Direction:
Show every line in the records below that contains the word "this".

Input data:
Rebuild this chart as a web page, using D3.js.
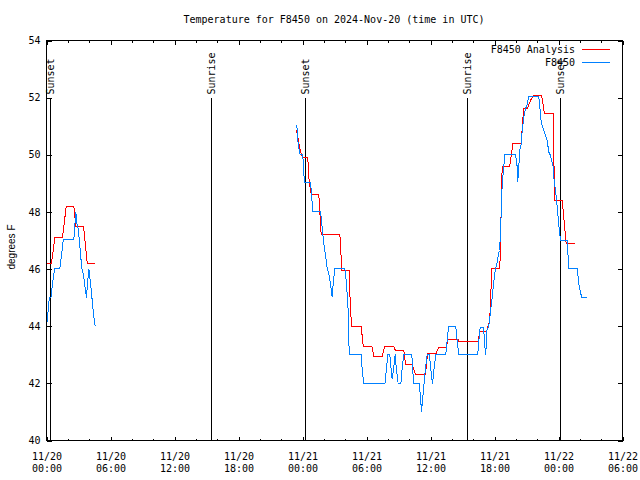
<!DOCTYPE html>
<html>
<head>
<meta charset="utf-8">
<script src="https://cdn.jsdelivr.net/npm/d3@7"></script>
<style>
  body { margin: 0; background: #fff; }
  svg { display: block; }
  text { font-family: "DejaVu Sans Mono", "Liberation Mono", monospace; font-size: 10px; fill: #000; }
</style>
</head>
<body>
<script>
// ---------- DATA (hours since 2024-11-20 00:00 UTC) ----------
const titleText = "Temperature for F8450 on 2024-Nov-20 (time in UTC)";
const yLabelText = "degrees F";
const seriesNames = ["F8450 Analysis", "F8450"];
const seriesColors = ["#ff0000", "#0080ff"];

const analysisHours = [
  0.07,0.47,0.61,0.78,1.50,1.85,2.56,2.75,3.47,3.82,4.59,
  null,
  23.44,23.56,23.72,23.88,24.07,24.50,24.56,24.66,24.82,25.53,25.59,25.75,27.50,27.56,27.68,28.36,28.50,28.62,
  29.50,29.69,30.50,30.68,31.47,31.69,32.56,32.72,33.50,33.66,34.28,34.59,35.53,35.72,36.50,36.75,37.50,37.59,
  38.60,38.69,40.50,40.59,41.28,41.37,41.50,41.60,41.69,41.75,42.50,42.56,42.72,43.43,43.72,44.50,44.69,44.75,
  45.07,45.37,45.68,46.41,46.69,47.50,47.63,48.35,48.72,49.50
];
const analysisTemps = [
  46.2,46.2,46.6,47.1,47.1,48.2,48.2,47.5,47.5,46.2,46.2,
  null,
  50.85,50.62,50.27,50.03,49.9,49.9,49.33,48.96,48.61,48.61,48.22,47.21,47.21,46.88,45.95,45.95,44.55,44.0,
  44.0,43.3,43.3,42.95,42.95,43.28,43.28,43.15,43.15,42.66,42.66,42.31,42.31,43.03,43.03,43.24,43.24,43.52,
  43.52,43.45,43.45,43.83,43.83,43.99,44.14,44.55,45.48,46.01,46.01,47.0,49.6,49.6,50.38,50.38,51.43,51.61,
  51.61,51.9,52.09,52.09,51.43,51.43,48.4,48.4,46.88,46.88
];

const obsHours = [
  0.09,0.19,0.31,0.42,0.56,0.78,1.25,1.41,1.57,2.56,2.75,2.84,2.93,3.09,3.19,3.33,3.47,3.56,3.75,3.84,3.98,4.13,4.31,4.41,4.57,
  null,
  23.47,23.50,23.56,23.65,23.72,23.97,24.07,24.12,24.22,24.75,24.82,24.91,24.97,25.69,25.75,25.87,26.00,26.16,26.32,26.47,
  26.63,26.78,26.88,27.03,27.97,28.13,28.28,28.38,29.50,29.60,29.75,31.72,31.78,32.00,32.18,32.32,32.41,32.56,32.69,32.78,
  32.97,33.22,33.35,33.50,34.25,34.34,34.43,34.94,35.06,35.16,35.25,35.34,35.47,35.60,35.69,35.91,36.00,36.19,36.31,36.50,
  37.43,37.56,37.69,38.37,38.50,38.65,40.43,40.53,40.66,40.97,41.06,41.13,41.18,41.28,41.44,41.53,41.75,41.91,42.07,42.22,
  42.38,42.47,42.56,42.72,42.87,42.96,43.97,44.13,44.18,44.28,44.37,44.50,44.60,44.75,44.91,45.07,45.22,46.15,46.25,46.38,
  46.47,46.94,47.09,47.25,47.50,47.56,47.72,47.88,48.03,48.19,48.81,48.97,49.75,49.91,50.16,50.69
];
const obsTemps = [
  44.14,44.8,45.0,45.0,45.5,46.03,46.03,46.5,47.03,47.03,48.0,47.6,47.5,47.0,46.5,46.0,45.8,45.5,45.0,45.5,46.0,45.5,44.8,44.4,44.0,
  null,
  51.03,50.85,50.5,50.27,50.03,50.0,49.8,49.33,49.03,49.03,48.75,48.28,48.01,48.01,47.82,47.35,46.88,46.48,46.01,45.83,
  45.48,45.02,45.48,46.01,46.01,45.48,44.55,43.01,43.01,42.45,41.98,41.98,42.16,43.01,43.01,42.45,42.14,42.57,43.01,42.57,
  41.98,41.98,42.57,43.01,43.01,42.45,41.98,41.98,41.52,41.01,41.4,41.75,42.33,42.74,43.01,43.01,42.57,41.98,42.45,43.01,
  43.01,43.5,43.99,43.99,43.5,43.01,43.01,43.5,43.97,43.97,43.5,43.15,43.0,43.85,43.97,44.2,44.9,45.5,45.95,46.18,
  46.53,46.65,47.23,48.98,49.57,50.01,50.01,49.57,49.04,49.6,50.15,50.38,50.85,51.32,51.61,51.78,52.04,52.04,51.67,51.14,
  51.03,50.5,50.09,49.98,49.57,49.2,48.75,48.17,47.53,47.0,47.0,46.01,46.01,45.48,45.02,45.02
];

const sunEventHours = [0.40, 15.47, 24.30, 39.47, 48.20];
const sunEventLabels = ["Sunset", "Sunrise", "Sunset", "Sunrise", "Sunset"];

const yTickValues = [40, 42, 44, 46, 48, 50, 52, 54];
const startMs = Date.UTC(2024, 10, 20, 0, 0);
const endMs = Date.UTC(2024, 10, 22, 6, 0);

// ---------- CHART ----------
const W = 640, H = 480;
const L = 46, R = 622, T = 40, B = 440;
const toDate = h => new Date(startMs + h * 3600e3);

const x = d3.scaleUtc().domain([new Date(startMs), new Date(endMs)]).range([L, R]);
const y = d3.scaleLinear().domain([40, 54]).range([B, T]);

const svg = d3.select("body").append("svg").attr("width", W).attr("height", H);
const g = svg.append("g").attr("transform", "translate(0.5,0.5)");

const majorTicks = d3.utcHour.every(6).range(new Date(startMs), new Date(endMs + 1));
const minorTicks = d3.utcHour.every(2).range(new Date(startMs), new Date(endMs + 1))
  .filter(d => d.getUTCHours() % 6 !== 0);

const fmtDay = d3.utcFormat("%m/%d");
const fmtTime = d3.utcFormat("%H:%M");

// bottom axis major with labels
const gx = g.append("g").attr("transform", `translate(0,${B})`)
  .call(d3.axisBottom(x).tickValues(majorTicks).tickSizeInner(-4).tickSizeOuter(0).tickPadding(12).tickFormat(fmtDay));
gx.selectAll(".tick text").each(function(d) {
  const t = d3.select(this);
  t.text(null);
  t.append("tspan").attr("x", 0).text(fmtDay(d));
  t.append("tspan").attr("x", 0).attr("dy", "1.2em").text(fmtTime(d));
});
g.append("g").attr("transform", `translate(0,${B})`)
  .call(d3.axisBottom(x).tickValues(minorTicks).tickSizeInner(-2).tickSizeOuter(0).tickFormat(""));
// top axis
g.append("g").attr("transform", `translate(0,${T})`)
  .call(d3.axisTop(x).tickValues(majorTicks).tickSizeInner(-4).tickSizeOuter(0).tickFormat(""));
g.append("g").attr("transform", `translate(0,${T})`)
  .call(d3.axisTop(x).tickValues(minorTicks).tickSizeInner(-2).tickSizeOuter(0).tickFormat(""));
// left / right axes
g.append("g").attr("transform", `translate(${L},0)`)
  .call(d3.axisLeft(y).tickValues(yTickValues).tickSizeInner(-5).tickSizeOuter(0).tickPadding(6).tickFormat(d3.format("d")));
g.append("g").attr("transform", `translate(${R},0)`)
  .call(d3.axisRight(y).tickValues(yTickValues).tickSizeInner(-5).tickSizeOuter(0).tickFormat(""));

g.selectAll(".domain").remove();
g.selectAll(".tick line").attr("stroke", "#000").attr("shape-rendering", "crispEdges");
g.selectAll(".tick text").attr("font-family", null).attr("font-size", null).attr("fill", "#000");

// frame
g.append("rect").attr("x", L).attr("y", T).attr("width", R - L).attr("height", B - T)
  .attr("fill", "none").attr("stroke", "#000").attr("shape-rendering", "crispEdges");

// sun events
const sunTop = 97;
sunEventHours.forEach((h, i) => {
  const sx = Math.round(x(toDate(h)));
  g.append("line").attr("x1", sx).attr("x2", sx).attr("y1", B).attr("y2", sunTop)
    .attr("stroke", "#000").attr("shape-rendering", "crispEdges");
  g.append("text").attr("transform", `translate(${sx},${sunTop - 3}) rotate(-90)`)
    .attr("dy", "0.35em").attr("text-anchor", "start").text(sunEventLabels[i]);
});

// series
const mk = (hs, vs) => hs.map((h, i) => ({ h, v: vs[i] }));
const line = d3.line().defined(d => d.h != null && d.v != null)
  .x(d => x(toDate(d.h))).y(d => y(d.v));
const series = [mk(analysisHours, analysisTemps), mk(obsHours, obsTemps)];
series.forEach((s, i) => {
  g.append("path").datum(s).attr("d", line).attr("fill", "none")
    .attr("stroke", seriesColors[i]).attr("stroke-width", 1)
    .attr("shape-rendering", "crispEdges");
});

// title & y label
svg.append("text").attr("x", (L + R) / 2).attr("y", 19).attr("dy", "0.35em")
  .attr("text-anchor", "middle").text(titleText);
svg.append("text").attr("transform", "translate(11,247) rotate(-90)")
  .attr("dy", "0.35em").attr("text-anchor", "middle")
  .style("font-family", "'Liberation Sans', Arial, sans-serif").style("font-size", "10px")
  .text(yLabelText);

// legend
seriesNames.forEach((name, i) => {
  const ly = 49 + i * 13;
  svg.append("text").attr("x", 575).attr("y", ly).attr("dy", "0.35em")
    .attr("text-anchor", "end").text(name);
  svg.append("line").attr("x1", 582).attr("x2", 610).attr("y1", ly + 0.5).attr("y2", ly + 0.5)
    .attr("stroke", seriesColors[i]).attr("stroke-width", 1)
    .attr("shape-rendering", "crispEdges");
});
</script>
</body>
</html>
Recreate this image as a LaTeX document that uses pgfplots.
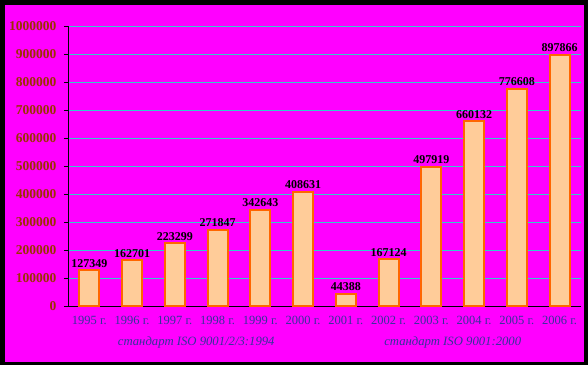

Exercise result:
Rebuild this chart as a web page, using D3.js.
  const t = d3.select(this);
Recreate this image as a LaTeX document that uses pgfplots.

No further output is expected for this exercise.